WRITTEN INSTRUCTION - Leave out the pictures, and retype only the lines from the beginning of the material through the line that contains "const yPix = v => 647-v*PY;", including both.

GIVEN DATA -
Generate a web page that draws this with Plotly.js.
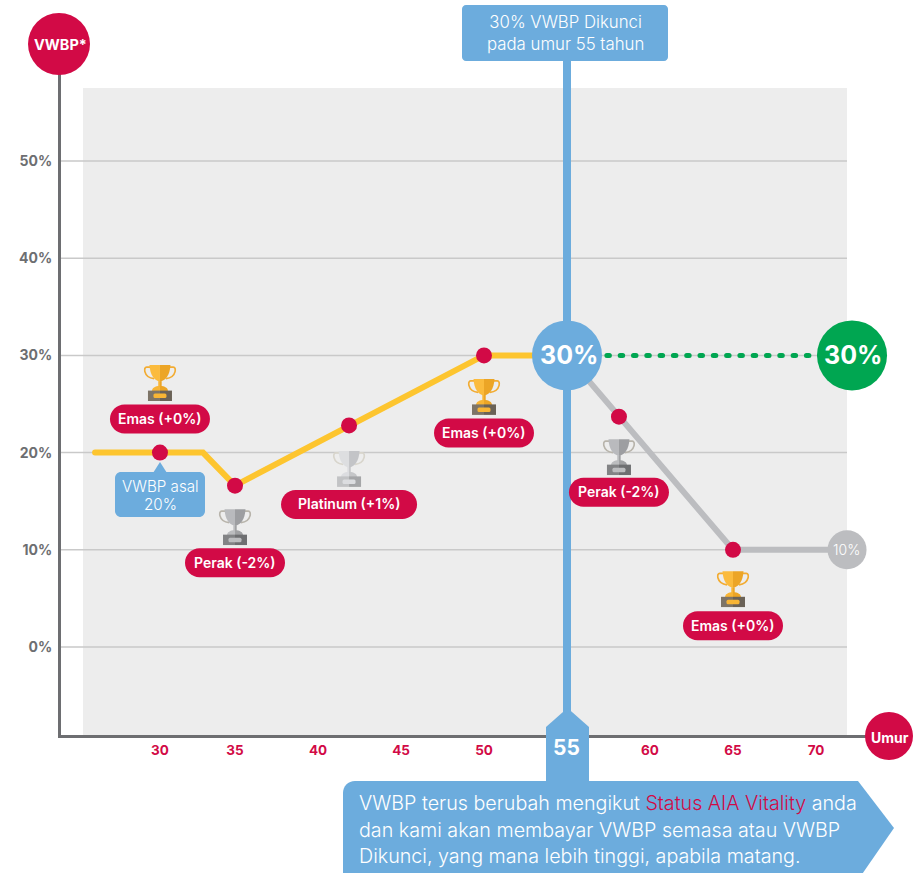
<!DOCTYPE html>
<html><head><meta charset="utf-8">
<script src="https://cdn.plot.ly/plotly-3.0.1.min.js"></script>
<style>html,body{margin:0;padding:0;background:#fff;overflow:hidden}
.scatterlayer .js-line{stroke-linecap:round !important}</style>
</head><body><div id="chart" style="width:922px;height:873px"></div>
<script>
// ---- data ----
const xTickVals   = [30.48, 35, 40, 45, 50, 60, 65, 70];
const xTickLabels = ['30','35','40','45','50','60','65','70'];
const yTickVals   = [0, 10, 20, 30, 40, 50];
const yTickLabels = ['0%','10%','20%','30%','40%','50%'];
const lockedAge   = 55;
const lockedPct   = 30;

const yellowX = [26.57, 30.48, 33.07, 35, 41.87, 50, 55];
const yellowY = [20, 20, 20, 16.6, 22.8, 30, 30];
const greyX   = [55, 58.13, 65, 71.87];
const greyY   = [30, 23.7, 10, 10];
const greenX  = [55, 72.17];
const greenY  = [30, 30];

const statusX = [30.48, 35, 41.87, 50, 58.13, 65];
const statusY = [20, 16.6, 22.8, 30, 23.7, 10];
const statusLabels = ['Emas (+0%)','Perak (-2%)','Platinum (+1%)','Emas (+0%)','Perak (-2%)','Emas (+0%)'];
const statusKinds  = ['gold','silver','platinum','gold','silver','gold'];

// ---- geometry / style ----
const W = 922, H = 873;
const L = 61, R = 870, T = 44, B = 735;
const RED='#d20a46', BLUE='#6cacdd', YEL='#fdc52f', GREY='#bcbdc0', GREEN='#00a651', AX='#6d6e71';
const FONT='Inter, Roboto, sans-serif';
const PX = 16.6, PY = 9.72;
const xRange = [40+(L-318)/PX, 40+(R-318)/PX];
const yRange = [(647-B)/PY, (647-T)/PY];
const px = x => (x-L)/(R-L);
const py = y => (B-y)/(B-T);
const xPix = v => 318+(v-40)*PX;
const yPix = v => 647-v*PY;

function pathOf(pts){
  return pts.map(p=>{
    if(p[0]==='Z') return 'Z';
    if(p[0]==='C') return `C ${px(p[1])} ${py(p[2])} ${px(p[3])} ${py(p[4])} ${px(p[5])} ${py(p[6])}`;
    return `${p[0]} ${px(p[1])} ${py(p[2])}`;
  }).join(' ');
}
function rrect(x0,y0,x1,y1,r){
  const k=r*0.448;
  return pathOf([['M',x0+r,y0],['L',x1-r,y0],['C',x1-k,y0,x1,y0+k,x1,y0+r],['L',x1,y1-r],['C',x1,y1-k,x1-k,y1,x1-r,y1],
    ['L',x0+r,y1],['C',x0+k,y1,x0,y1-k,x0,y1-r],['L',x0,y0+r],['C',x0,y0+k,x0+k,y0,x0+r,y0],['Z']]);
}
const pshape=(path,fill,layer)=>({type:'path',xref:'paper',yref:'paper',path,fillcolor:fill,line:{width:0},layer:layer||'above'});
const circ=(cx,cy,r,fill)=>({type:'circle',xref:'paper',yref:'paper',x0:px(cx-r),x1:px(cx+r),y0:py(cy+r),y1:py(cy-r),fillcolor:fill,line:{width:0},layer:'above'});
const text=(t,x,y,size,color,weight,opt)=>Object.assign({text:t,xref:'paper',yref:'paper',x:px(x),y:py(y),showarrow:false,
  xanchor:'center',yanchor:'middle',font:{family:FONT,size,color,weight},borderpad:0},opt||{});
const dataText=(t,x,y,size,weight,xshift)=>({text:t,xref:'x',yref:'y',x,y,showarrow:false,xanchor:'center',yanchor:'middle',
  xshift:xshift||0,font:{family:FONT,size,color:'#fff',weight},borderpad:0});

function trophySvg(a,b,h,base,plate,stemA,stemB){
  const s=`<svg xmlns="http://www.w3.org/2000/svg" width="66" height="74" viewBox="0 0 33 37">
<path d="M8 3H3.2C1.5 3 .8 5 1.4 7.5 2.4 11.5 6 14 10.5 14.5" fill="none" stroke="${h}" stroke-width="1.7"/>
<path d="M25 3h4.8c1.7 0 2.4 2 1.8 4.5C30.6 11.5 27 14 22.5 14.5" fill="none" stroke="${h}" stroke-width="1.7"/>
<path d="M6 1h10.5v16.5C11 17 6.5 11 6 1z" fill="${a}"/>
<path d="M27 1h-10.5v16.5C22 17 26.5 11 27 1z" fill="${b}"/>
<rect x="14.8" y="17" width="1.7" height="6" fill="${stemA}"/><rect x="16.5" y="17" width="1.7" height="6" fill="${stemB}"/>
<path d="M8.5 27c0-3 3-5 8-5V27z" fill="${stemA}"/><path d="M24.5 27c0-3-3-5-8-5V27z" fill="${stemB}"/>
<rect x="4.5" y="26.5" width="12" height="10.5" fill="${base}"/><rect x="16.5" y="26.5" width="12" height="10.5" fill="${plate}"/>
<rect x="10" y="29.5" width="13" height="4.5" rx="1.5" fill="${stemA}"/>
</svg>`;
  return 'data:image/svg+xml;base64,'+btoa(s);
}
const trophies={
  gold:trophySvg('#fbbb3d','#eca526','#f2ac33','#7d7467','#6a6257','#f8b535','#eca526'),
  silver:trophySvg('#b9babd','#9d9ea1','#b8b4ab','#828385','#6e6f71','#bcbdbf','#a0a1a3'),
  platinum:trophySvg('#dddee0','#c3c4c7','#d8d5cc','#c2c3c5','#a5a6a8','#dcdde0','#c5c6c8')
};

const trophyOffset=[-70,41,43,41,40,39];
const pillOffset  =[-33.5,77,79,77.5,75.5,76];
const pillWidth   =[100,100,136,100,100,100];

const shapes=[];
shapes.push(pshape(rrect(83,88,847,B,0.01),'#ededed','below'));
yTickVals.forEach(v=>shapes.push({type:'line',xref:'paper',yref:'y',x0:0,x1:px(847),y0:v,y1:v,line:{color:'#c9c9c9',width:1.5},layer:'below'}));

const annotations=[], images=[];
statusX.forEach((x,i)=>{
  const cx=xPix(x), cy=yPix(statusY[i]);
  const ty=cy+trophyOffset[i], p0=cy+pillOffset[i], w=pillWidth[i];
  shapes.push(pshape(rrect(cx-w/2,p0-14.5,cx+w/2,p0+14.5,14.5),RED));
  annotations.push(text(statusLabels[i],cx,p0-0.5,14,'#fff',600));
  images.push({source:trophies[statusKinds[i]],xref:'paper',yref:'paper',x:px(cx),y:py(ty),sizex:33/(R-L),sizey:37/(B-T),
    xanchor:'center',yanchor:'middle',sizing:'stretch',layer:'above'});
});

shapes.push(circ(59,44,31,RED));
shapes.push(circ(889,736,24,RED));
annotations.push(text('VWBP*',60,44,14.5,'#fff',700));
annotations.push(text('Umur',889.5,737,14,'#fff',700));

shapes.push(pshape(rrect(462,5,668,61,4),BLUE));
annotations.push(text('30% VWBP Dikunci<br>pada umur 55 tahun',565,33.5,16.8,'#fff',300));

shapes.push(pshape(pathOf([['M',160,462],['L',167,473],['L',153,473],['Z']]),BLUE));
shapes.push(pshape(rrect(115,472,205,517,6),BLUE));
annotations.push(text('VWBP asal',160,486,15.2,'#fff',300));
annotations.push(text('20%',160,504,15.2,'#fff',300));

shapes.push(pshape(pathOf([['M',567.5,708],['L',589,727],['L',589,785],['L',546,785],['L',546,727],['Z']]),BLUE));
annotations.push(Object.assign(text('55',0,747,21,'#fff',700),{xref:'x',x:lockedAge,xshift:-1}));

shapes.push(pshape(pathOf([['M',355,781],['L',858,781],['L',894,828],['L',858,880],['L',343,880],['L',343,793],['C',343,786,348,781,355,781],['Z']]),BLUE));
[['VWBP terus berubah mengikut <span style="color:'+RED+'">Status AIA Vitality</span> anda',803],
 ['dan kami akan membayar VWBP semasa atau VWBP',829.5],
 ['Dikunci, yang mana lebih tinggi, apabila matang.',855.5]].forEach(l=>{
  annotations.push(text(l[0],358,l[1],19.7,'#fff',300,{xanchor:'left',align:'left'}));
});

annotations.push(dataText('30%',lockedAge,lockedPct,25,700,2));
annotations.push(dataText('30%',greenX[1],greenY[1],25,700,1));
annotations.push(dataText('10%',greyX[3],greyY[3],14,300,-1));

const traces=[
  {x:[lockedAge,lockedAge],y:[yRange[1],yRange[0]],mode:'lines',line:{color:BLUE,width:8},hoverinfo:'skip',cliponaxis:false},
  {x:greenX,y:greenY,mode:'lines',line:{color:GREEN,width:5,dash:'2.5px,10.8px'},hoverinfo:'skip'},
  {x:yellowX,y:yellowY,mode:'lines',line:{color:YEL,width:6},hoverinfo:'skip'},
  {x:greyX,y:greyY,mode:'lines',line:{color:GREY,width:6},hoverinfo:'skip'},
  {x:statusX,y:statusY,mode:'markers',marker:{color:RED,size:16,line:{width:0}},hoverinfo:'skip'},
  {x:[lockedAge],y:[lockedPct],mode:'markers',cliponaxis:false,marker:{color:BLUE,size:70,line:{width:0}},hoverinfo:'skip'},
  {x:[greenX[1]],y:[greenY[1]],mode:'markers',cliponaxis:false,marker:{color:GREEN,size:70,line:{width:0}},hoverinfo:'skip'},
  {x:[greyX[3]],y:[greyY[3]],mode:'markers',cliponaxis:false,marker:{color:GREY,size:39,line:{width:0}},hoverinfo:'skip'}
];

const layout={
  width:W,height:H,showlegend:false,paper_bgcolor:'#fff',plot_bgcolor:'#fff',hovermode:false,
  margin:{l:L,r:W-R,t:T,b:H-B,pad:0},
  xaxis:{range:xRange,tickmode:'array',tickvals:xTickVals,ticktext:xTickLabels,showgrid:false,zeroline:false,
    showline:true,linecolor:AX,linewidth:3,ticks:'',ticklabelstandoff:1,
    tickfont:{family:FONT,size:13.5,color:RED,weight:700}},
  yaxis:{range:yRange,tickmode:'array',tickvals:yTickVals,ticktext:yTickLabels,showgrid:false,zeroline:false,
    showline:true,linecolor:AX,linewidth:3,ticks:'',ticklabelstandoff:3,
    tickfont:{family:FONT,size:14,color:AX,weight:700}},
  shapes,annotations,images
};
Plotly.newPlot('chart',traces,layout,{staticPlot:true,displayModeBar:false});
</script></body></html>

CORRECT RESULT -
Generate a web page that draws this with Plotly.js.
<!DOCTYPE html>
<html><head><meta charset="utf-8">
<script src="https://cdn.plot.ly/plotly-3.0.1.min.js"></script>
<style>html,body{margin:0;padding:0;background:#fff;overflow:hidden}
.scatterlayer .js-line{stroke-linecap:round !important}</style>
</head><body><div id="chart" style="width:922px;height:873px"></div>
<script>
// ---- data ----
const xTickVals   = [30.48, 35, 40, 45, 50, 60, 65, 70];
const xTickLabels = ['30','35','40','45','50','60','65','70'];
const yTickVals   = [0, 10, 20, 30, 40, 50];
const yTickLabels = ['0%','10%','20%','30%','40%','50%'];
const lockedAge   = 55;
const lockedPct   = 30;

const yellowX = [26.57, 30.48, 33.07, 35, 41.87, 50, 55];
const yellowY = [20, 20, 20, 16.6, 22.8, 30, 30];
const greyX   = [55, 58.13, 65, 71.87];
const greyY   = [30, 23.7, 10, 10];
const greenX  = [55, 72.17];
const greenY  = [30, 30];

const statusX = [30.48, 35, 41.87, 50, 58.13, 65];
const statusY = [20, 16.6, 22.8, 30, 23.7, 10];
const statusLabels = ['Emas (+0%)','Perak (-2%)','Platinum (+1%)','Emas (+0%)','Perak (-2%)','Emas (+0%)'];
const statusKinds  = ['gold','silver','platinum','gold','silver','gold'];

// ---- geometry / style ----
const W = 922, H = 873;
const L = 61, R = 870, T = 44, B = 735;
const RED='#d20a46', BLUE='#6cacdd', YEL='#fdc52f', GREY='#bcbdc0', GREEN='#00a651', AX='#6d6e71';
const FONT='Inter, Roboto, sans-serif';
const PX = 16.6, PY = 9.72;
const xRange = [40+(L-318)/PX, 40+(R-318)/PX];
const yRange = [(647-B)/PY, (647-T)/PY];
const px = x => (x-L)/(R-L);
const py = y => (B-y)/(B-T);
const xPix = v => 318+(v-40)*PX;
const yPix = v => 647-v*PY;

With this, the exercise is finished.